A few decades ago, someone made a comment to me that dramatically changed my approach to an area in my life. It’s funny how that can happen … maybe you’ve experienced something similar.
Let me take you back to the 90s.
I’m sitting in the lunchroom at work reading what has often been described as a ‘self help’ book. I’m a voracious reader who takes any chance I can to consume a few more pages of whatever I’m reading.
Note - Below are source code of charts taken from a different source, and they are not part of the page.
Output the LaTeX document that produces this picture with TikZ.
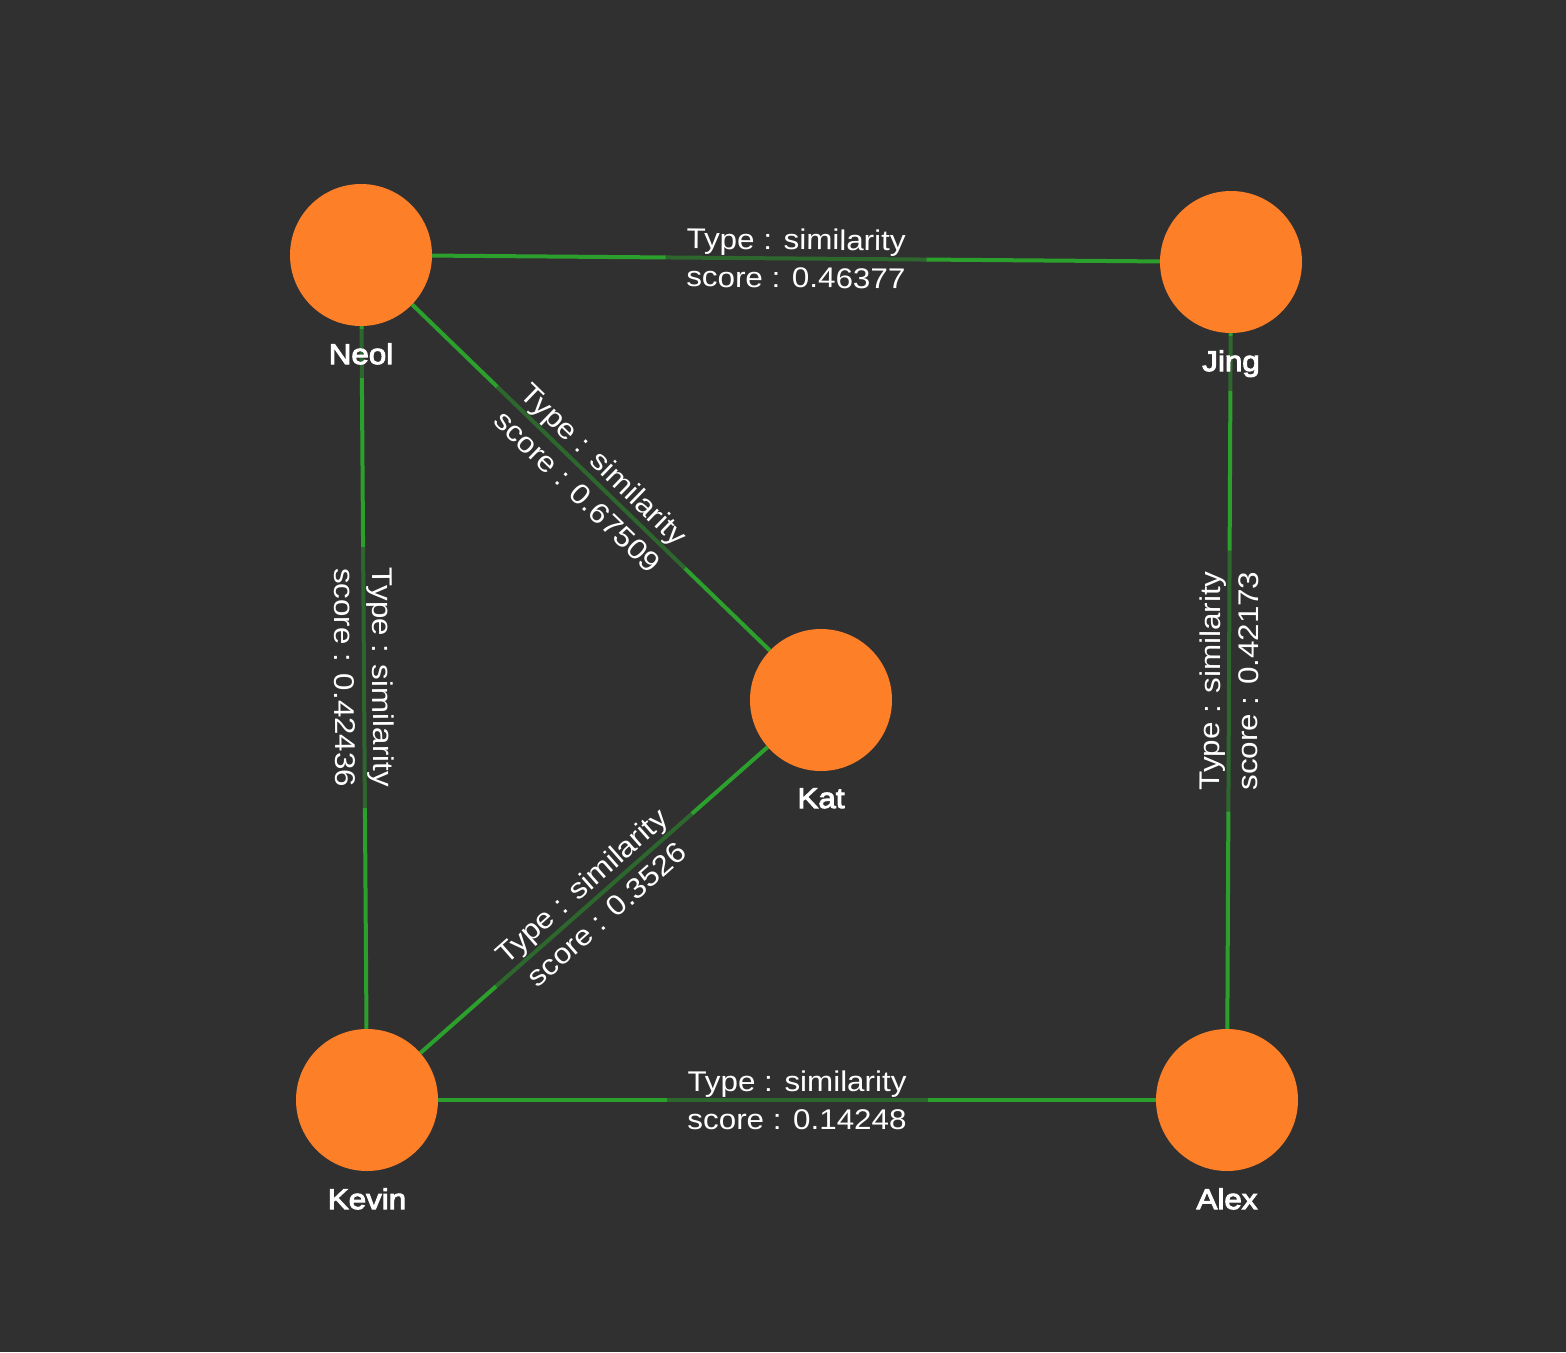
\documentclass[tikz,border=0pt]{standalone}
\usepackage{fontspec}
\setmainfont{Liberation Sans}[FakeStretch=1.1]
\newfontfamily\medfam{Liberation Sans}[FakeStretch=1.1,FakeBold=3.5]
\definecolor{bgc}{RGB}{48,48,48}
\definecolor{nodeor}{RGB}{253,127,40}
\definecolor{edgegr}{RGB}{44,160,44}
\pgfdeclarelayer{back}
\pgfdeclarelayer{edges}
\pgfsetlayers{back,edges,main}
\newcommand{\namefont}{\fontsize{28.5}{34}\selectfont\medfam}
\newcommand{\edgefont}{\fontsize{28.5}{38}\selectfont}
\begin{document}
\begin{tikzpicture}[x=1pt,y=-1pt,
  namebox/.style={fill=bgc,fill opacity=0.5,text opacity=1,text=white,font=\namefont,inner xsep=4pt,inner ysep=14pt},
  person/.style={circle,fill=nodeor,minimum size=142pt,inner sep=0pt,
    label={[namebox,label distance=3pt]below:#1}},
  link/.style={draw=edgegr,line width=4pt},
  linklabel/.style={midway,sloped,fill=bgc,fill opacity=0.5,text opacity=1,text=white,align=center,font=\edgefont,inner xsep=21pt,inner ysep=0pt}
]
\begin{pgfonlayer}{back}
\fill[bgc] (0,0) rectangle (1566,1352);
\end{pgfonlayer}
\useasboundingbox (0,0) rectangle (1566,1352);

\node[person=Neol] (neol) at (361,255) {};
\node[person=Jing] (jing) at (1231,262) {};
\node[person=Kat] (kat) at (821,700) {};
\node[person=Kevin] (kevin) at (367,1100) {};
\node[person=Alex] (alex) at (1227,1100) {};

\begin{pgfonlayer}{edges}
\draw[link] (neol) -- node[linklabel]{Type : similarity\\score : 0.46377} (jing);
\draw[link] (neol) -- node[linklabel]{Type : similarity\\score : 0.67509} (kat);
\draw[link] (neol) -- node[linklabel]{Type : similarity\\score : 0.42436} (kevin);
\draw[link] (jing) -- node[linklabel]{Type : similarity\\score : 0.42173} (alex);
\draw[link] (kevin) -- node[linklabel]{Type : similarity\\score : 0.3526} (kat);
\draw[link] (kevin) -- node[linklabel]{Type : similarity\\score : 0.14248} (alex);
\end{pgfonlayer}
\end{tikzpicture}
\end{document}
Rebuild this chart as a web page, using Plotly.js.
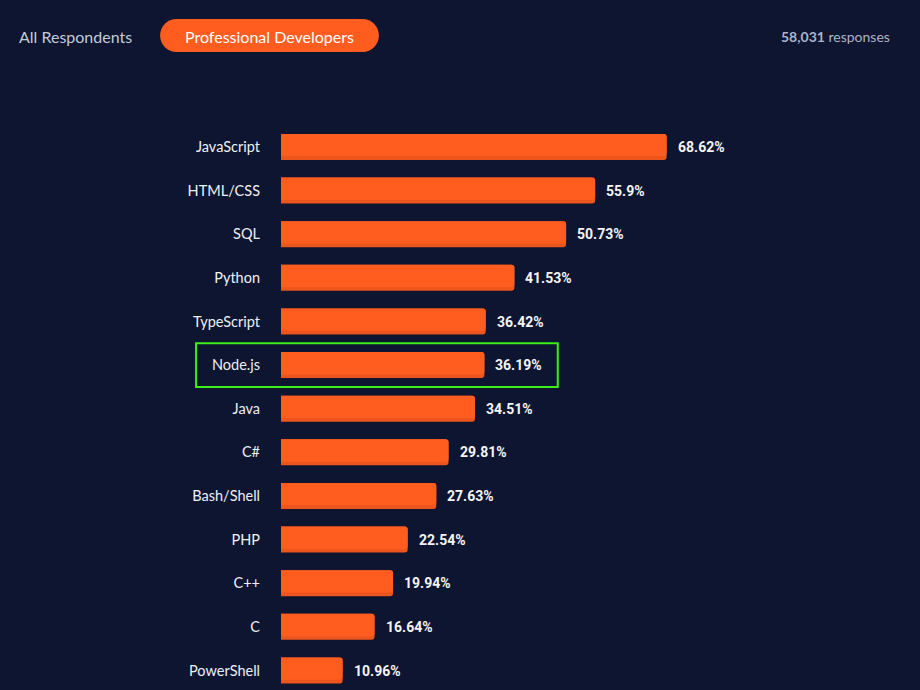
<!DOCTYPE html>
<html>
<head>
<meta charset="utf-8">
<script src="https://cdn.plot.ly/plotly-3.0.1.min.js"></script>
<style>
html,body{margin:0;padding:0;background:#0d1530;}
#chart{width:920px;height:690px;}
</style>
</head>
<body>
<div id="chart"></div>
<script>
const languages = ["JavaScript","HTML/CSS","SQL","Python","TypeScript","Node.js","Java","C#","Bash/Shell","PHP","C++","C","PowerShell"];
const percents = [68.62,55.9,50.73,41.53,36.42,36.19,34.51,29.81,27.63,22.54,19.94,16.64,10.96];
const valueLabels = ["68.62%","55.9%","50.73%","41.53%","36.42%","36.19%","34.51%","29.81%","27.63%","22.54%","19.94%","16.64%","10.96%"];
const highlighted = "Node.js";
const responses = "58,031";

const W = 920, H = 690;
const ML = 281, MR = 76.5;
const PW = W - ML - MR;
const px = p => (p - ML) / PW;
const py = p => 1 - p / H;

const BG = "#0d1530";
const ORANGE = "#ff5d20";
const ORANGE_DARK = "#ec551e";

const barW = 0.596;
const shadeW = 0.085;

const barShadow = {
  type: "bar", orientation: "h",
  x: percents, y: languages,
  marker: {color: ORANGE_DARK, line: {width: 0}},
  width: barW, offset: -barW / 2,
  hoverinfo: "skip"
};
const bars = {
  type: "bar", orientation: "h",
  x: percents, y: languages,
  marker: {color: ORANGE, line: {width: 0}},
  width: barW - shadeW, offset: -barW / 2,
  hoverinfo: "skip"
};

const annotations = languages.map((l, i) => ({
  x: percents[i], y: l, xref: "x", yref: "y",
  text: valueLabels[i], showarrow: false, xanchor: "left", xshift: 9,
  font: {family: "Roboto", size: 14, color: "#f4f4f4", weight: 700}
}));

annotations.push({
  xref: "paper", yref: "paper", x: px(17), y: py(36), xanchor: "left", yanchor: "middle",
  text: "All Respondents", showarrow: false,
  font: {family: "Lato", size: 16, color: "#c3cbdb"}
});
annotations.push({
  xref: "paper", yref: "paper", x: px(269.5), y: py(36), xanchor: "center", yanchor: "middle",
  text: "Professional Developers", showarrow: false,
  font: {family: "Lato", size: 16, color: "#ffffff"}
});
annotations.push({
  xref: "paper", yref: "paper", x: px(893), y: py(37), xanchor: "right", yanchor: "middle",
  text: "<b>" + responses + "</b> responses", showarrow: false,
  font: {family: "Lato", size: 14, color: "#aab4c8"}
});

function pill(x0, y0, x1, y1) {
  const r = (y1 - y0) / 2, k = 0.5523 * r;
  const P = (a, b) => px(a) + "," + py(b);
  return "M" + P(x0 + r, y0) + " L" + P(x1 - r, y0) +
    " C" + P(x1 - r + k, y0) + " " + P(x1, y0 + r - k) + " " + P(x1, y0 + r) +
    " C" + P(x1, y0 + r + k) + " " + P(x1 - r + k, y1) + " " + P(x1 - r, y1) +
    " L" + P(x0 + r, y1) +
    " C" + P(x0 + r - k, y1) + " " + P(x0, y0 + r + k) + " " + P(x0, y0 + r) +
    " C" + P(x0, y0 + r - k) + " " + P(x0 + r - k, y0) + " " + P(x0 + r, y0) + " Z";
}

const hi = languages.indexOf(highlighted);
const shapes = [
  {type: "path", xref: "paper", yref: "paper", path: pill(160, 19, 379, 52),
   fillcolor: ORANGE, line: {width: 0}, layer: "below"},
  {type: "rect", xref: "paper", yref: "y",
   x0: px(196), x1: px(558), y0: hi - 0.5, y1: hi + 0.5,
   line: {color: "#3dee1a", width: 2}, fillcolor: "rgba(0,0,0,0)"}
];

const layout = {
  width: W, height: H,
  margin: {l: ML, r: MR, t: 0, b: 0, pad: 0},
  paper_bgcolor: BG, plot_bgcolor: BG,
  showlegend: false,
  barmode: "overlay",
  barcornerradius: 3,
  xaxis: {range: [0, 100], visible: false, fixedrange: true},
  yaxis: {
    type: "category",
    range: [12.447, -3.3696],
    showgrid: false, zeroline: false, showline: false, ticks: "",
    ticklabelstandoff: 20,
    tickfont: {family: "Lato", size: 14.5, color: "#eef0f4"},
    fixedrange: true
  },
  shapes: shapes,
  annotations: annotations
};

Plotly.newPlot("chart", [barShadow, bars], layout, {displayModeBar: false, staticPlot: true});
</script>
</body>
</html>
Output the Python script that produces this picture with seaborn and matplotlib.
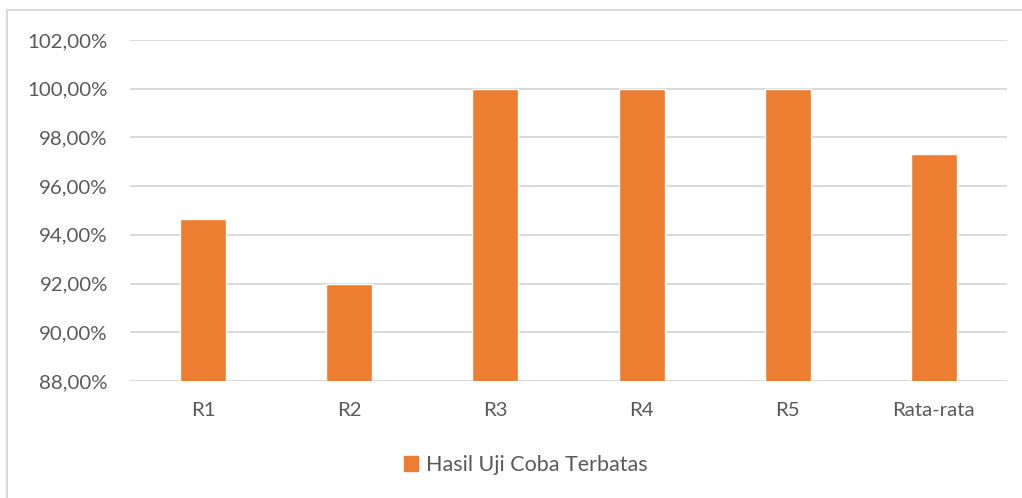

A supervisor walks in and, noticing the title of my book, remarks “Ah, another pop psychology book”. I recoil slightly before turning away.
It seemed to my younger, less confident self, that the tone of his voice and body language was screaming “it’s not ok to read such books” and/or “there’s something wrong with you”. That could have been what he was saying although it’s interesting that it was the conclusion I drew and that his opinion seemed to carry weight for me.
Luckily for me, the urge to read this genre was so strong that I didn’t stop consuming such books. What I did was take my habit underground. For a very long time afterwards, I actually hid my personal development books from the sight of others. I started storing them in my bedside drawers rather than in the openly displayed bookcase and would read them away from the eyes of others.
Reading the works of authors such as Susan Jeffers, Thomas Harris, Louise Hay, Wayne Dyer, Vicktor Frankl, and later Mel Robbins, has opened my mind, helped me to understand myself and/or others better, given me hope and provided strategies that have improved my experience of life. I cannot imagine ever giving up reading for my personal (and professional) growth and thankfully I can no longer imagine myself being influenced by the opinion of others about what I choose to read.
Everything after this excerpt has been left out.